> **BRIEF**
Without the pictures, repeat the listing character for character.

> **GIVEN INFORMATION**
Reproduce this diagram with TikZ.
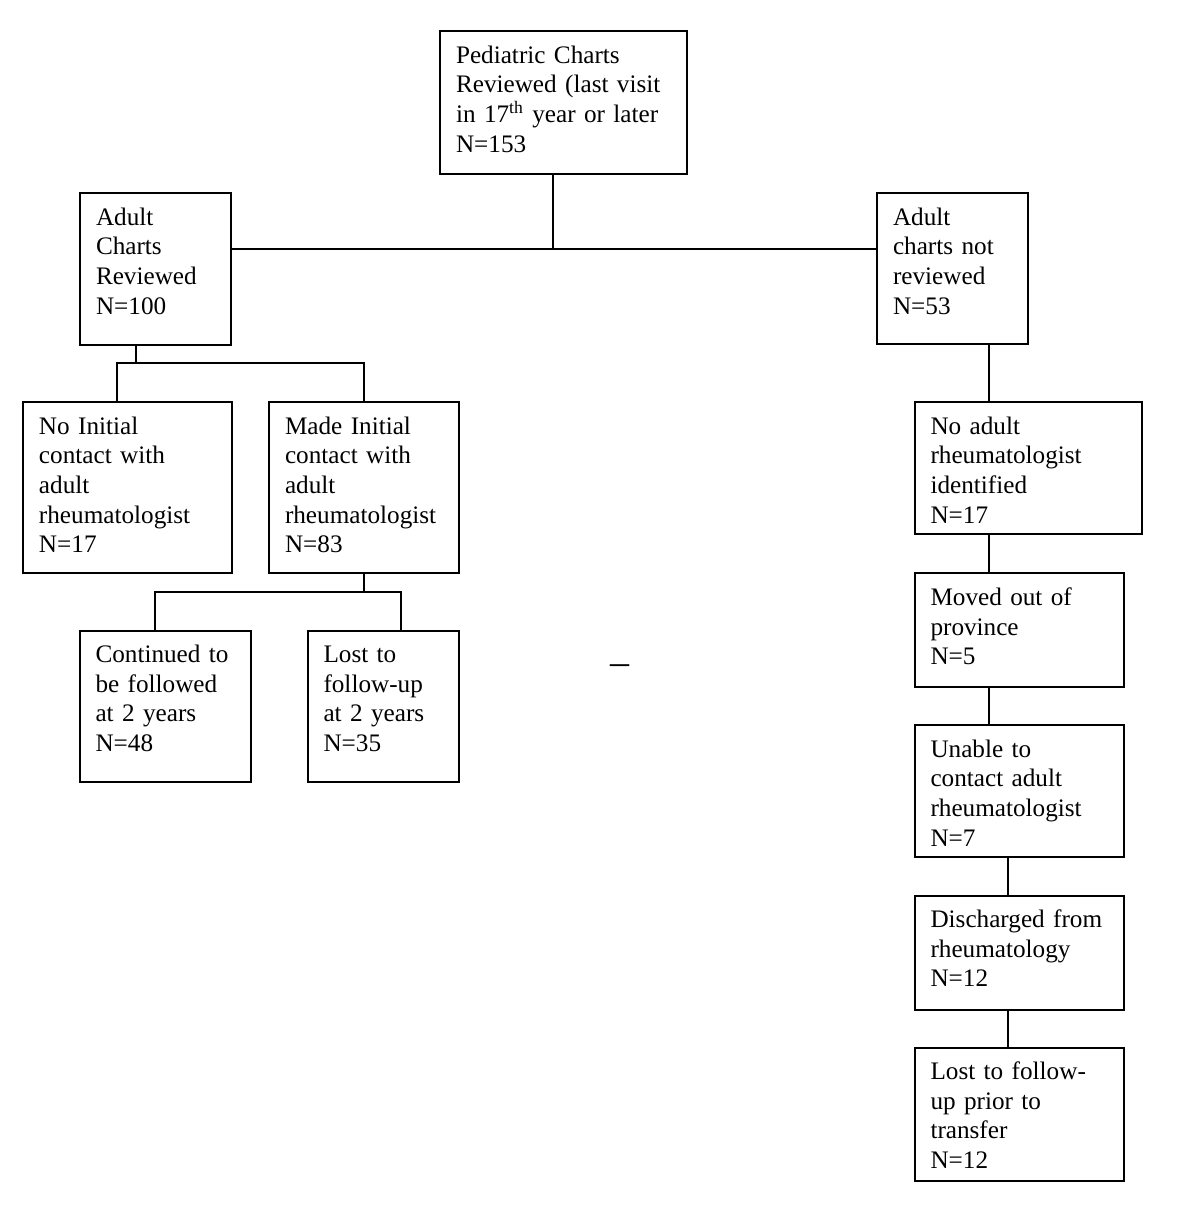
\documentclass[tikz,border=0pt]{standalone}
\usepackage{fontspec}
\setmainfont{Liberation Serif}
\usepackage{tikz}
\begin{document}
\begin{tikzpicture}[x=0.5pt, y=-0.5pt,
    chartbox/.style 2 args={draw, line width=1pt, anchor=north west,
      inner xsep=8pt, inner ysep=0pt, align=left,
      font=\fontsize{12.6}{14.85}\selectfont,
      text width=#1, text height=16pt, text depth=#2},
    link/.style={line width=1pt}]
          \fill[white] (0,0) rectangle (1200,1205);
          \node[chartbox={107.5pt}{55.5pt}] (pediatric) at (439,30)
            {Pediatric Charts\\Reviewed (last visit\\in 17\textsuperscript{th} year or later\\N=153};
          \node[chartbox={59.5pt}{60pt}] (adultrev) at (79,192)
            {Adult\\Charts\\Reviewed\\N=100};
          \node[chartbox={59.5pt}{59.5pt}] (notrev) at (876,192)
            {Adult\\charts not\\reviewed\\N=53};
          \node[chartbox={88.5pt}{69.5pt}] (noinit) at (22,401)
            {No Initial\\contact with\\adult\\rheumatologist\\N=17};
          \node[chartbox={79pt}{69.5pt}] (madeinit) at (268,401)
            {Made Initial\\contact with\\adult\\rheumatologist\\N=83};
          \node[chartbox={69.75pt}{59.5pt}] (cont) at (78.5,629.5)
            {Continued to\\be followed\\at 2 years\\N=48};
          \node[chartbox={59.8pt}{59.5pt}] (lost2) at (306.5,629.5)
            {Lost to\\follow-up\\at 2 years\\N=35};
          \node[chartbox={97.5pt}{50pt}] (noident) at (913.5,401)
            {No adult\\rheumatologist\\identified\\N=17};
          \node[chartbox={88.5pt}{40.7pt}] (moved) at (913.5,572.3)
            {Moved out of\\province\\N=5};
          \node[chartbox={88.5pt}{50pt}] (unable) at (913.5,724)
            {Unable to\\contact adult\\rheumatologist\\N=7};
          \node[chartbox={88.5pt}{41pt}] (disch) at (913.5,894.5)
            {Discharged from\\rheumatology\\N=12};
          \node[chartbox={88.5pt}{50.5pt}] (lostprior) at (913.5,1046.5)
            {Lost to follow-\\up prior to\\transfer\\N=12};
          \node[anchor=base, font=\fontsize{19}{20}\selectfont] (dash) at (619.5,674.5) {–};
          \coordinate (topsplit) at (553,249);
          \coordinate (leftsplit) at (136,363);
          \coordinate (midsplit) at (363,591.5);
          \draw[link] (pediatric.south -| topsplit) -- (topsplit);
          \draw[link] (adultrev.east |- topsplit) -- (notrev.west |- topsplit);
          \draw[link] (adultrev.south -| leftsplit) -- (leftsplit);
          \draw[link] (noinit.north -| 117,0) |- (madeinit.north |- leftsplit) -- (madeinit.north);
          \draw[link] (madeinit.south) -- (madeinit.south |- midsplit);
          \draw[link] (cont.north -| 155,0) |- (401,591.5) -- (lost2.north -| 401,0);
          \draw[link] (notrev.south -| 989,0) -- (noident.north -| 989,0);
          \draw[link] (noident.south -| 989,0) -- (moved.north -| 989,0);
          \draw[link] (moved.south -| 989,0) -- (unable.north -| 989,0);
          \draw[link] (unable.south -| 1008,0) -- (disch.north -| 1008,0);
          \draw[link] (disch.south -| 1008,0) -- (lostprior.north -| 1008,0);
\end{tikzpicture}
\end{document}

> **FINAL RESULT**
Reproduce this diagram with TikZ.
\documentclass[tikz,border=0pt]{standalone}
\usepackage{fontspec}
\setmainfont{Liberation Serif}
\usepackage{tikz}
\begin{document}
\begin{tikzpicture}[x=0.5pt, y=-0.5pt,
    chartbox/.style 2 args={draw, line width=1pt, anchor=north west,
      inner xsep=8pt, inner ysep=0pt, align=left,
      font=\fontsize{12.6}{14.85}\selectfont,
      text width=#1, text height=16pt, text depth=#2},
    link/.style={line width=1pt}]
          \fill[white] (0,0) rectangle (1200,1205);
          \node[chartbox={107.5pt}{55.5pt}] (pediatric) at (439,30)
            {Pediatric Charts\\Reviewed (last visit\\in 17\textsuperscript{th} year or later\\N=153};
          \node[chartbox={59.5pt}{60pt}] (adultrev) at (79,192)
            {Adult\\Charts\\Reviewed\\N=100};
          \node[chartbox={59.5pt}{59.5pt}] (notrev) at (876,192)
            {Adult\\charts not\\reviewed\\N=53};
          \node[chartbox={88.5pt}{69.5pt}] (noinit) at (22,401)
            {No Initial\\contact with\\adult\\rheumatologist\\N=17};
          \node[chartbox={79pt}{69.5pt}] (madeinit) at (268,401)
            {Made Initial\\contact with\\adult\\rheumatologist\\N=83};
          \node[chartbox={69.75pt}{59.5pt}] (cont) at (78.5,629.5)
            {Continued to\\be followed\\at 2 years\\N=48};
          \node[chartbox={59.8pt}{59.5pt}] (lost2) at (306.5,629.5)
            {Lost to\\follow-up\\at 2 years\\N=35};
          \node[chartbox={97.5pt}{50pt}] (noident) at (913.5,401)
            {No adult\\rheumatologist\\identified\\N=17};
          \node[chartbox={88.5pt}{40.7pt}] (moved) at (913.5,572.3)
            {Moved out of\\province\\N=5};
          \node[chartbox={88.5pt}{50pt}] (unable) at (913.5,724)
            {Unable to\\contact adult\\rheumatologist\\N=7};
          \node[chartbox={88.5pt}{41pt}] (disch) at (913.5,894.5)
            {Discharged from\\rheumatology\\N=12};
          \node[chartbox={88.5pt}{50.5pt}] (lostprior) at (913.5,1046.5)
            {Lost to follow-\\up prior to\\transfer\\N=12};
          \node[anchor=base, font=\fontsize{19}{20}\selectfont] (dash) at (619.5,674.5) {–};
          \coordinate (topsplit) at (553,249);
          \coordinate (leftsplit) at (136,363);
          \coordinate (midsplit) at (363,591.5);
          \draw[link] (pediatric.south -| topsplit) -- (topsplit);
          \draw[link] (adultrev.east |- topsplit) -- (notrev.west |- topsplit);
          \draw[link] (adultrev.south -| leftsplit) -- (leftsplit);
          \draw[link] (noinit.north -| 117,0) |- (madeinit.north |- leftsplit) -- (madeinit.north);
          \draw[link] (madeinit.south) -- (madeinit.south |- midsplit);
          \draw[link] (cont.north -| 155,0) |- (401,591.5) -- (lost2.north -| 401,0);
          \draw[link] (notrev.south -| 989,0) -- (noident.north -| 989,0);
          \draw[link] (noident.south -| 989,0) -- (moved.north -| 989,0);
          \draw[link] (moved.south -| 989,0) -- (unable.north -| 989,0);
          \draw[link] (unable.south -| 1008,0) -- (disch.north -| 1008,0);
          \draw[link] (disch.south -| 1008,0) -- (lostprior.north -| 1008,0);
\end{tikzpicture}
\end{document}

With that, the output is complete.